Directions => Make an exact copy of the lines, leaving the pictures out.

Recorded data =>
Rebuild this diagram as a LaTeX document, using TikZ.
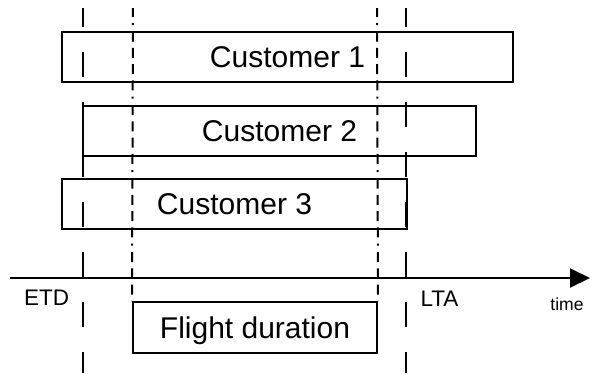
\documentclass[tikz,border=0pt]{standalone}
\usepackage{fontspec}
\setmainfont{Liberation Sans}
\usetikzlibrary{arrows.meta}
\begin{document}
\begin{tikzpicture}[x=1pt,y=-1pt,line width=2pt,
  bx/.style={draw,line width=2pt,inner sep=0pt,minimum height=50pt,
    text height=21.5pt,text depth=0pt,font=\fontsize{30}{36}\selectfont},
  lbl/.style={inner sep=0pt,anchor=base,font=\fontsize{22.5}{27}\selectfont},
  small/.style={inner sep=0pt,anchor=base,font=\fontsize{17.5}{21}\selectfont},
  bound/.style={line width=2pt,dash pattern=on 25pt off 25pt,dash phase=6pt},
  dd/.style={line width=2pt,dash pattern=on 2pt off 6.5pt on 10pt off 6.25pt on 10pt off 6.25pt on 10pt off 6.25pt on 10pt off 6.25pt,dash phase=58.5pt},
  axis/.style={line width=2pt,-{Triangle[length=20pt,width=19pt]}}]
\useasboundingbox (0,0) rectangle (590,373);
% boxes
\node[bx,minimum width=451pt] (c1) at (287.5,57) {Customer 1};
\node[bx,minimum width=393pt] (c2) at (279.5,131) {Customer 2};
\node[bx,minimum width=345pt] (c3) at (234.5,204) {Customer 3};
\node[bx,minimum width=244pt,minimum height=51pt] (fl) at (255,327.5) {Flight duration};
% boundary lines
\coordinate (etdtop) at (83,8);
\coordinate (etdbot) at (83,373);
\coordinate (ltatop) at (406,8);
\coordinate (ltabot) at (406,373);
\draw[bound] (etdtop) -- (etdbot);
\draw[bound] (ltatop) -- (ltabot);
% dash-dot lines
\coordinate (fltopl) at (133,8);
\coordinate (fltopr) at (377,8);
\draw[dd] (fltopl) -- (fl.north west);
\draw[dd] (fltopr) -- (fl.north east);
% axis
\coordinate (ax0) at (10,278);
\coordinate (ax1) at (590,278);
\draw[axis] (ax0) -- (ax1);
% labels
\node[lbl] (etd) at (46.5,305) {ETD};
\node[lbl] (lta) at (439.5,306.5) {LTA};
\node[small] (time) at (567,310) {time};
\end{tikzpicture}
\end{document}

Answer to this exercise =>
Rebuild this diagram as a LaTeX document, using TikZ.
\documentclass[tikz,border=0pt]{standalone}
\usepackage{fontspec}
\setmainfont{Liberation Sans}
\usetikzlibrary{arrows.meta}
\begin{document}
\begin{tikzpicture}[x=1pt,y=-1pt,line width=2pt,
  bx/.style={draw,line width=2pt,inner sep=0pt,minimum height=50pt,
    text height=21.5pt,text depth=0pt,font=\fontsize{30}{36}\selectfont},
  lbl/.style={inner sep=0pt,anchor=base,font=\fontsize{22.5}{27}\selectfont},
  small/.style={inner sep=0pt,anchor=base,font=\fontsize{17.5}{21}\selectfont},
  bound/.style={line width=2pt,dash pattern=on 25pt off 25pt,dash phase=6pt},
  dd/.style={line width=2pt,dash pattern=on 2pt off 6.5pt on 10pt off 6.25pt on 10pt off 6.25pt on 10pt off 6.25pt on 10pt off 6.25pt,dash phase=58.5pt},
  axis/.style={line width=2pt,-{Triangle[length=20pt,width=19pt]}}]
\useasboundingbox (0,0) rectangle (590,373);
% boxes
\node[bx,minimum width=451pt] (c1) at (287.5,57) {Customer 1};
\node[bx,minimum width=393pt] (c2) at (279.5,131) {Customer 2};
\node[bx,minimum width=345pt] (c3) at (234.5,204) {Customer 3};
\node[bx,minimum width=244pt,minimum height=51pt] (fl) at (255,327.5) {Flight duration};
% boundary lines
\coordinate (etdtop) at (83,8);
\coordinate (etdbot) at (83,373);
\coordinate (ltatop) at (406,8);
\coordinate (ltabot) at (406,373);
\draw[bound] (etdtop) -- (etdbot);
\draw[bound] (ltatop) -- (ltabot);
% dash-dot lines
\coordinate (fltopl) at (133,8);
\coordinate (fltopr) at (377,8);
\draw[dd] (fltopl) -- (fl.north west);
\draw[dd] (fltopr) -- (fl.north east);
% axis
\coordinate (ax0) at (10,278);
\coordinate (ax1) at (590,278);
\draw[axis] (ax0) -- (ax1);
% labels
\node[lbl] (etd) at (46.5,305) {ETD};
\node[lbl] (lta) at (439.5,306.5) {LTA};
\node[small] (time) at (567,310) {time};
\end{tikzpicture}
\end{document}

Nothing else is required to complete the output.